In test environment you will most likely want to clean the database between test runs to keep tests completely isolated. This can be achieved like so

module DynamoidReset
  def self.all
    Dynamoid.adapter.list_tables.each do |table|
      # Only delete tables in our namespace
      if table =~ /^#{Dynamoid::Config.namespace}/
        Dynamoid.adapter.delete_table(table)
      end
    end
    Dynamoid.adapter.tables.clear
    # Recreate all tables to avoid unexpected errors
    Dynamoid.included_models.each(&:create_table)
  end
end

# Reduce noise in test output
Dynamoid.logger.level = Logger::FATAL

If you're using RSpec you can invoke the above like so:

RSpec.configure do |config|
  config.before(:each) do
    DynamoidReset.all
  end
end

In Rails, you may also want to ensure you do not delete non-test data accidentally by adding the following to your test environment setup:

raise "Tests should be run in 'test' environment only" if Rails.env != 'test'
Dynamoid.configure do |config|
  config.namespace = "#{Rails.application.railtie_name}_#{Rails.env}"
end

Credits

Dynamoid borrows code, structure, and even its name very liberally from the truly amazing Mongoid.
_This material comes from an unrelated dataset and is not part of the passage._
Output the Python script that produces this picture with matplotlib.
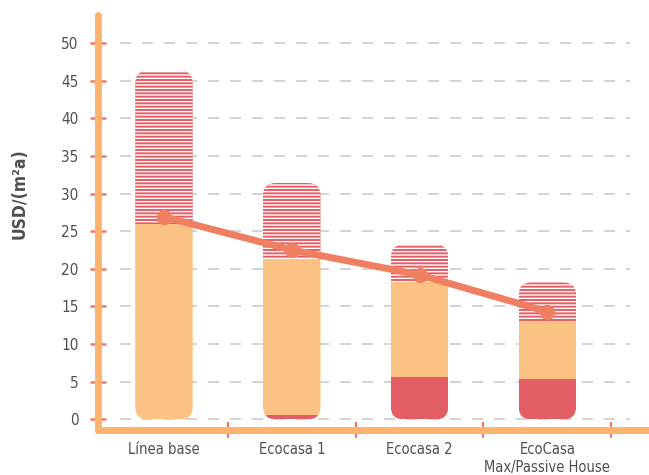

Without Mongoid to crib from none of this would have been possible, and I hope they don't mind me reusing their very awesome ideas to make DynamoDB just as accessible to the Ruby world as MongoDB.

Also, without contributors the project wouldn't be nearly as awesome. So many thanks to:

* Current Maintainers

Running the tests

Running the tests is fairly simple. You should have an instance of DynamoDB running locally. Follow this steps to be able to run the tests:

  • First download and unpack the latest version of DynamoDB.

    bin/setup
  • Start the local instance of DynamoDB to listen in 8000 port

    bin/start_dynamodblocal
  • and lastly, use rake to run the tests.

    rake
  • When you are done, remember to stop the local test instance of dynamodb

    bin/stop_dynamodblocal

If you want to run all the specs that travis runs, use bundle exec wwtd, but first you will need to setup all the rubies, for each of %w( 2.0.0-p648 2.1.10 2.2.6 2.3.3 2.4.1 jruby-9.1.8.0 ). WHen you run bundle exec wwtd it will take care of starting and stopping the local dynamodb instance.

rvm use 2.0.0-p648
gem install rubygems-update
gem install bundler
bundle install

Copyright

Copyright (c) 2012 Josh Symonds.

Permission is hereby granted, free of charge, to any person obtaining a copy of this software and associated documentation files (the "Software"), to deal in the Software without restriction, including without limitation the rights to use, copy, modify, merge, publish, distribute, sublicense, and/or sell copies of the Software, and to permit persons to whom the Software is furnished to do so, subject to the following conditions:

The above copyright notice and this permission notice shall be included in all copies or substantial portions of the Software.

THE SOFTWARE IS PROVIDED "AS IS", WITHOUT WARRANTY OF ANY KIND, EXPRESS OR IMPLIED, INCLUDING BUT NOT LIMITED TO THE WARRANTIES OF MERCHANTABILITY, FITNESS FOR A PARTICULAR PURPOSE AND NONINFRINGEMENT. IN NO EVENT SHALL THE AUTHORS OR COPYRIGHT HOLDERS BE LIABLE FOR ANY CLAIM, DAMAGES OR OTHER LIABILITY, WHETHER IN AN ACTION OF CONTRACT, TORT OR OTHERWISE, ARISING FROM, OUT OF OR IN CONNECTION WITH THE SOFTWARE OR THE USE OR OTHER DEALINGS IN THE SOFTWARE.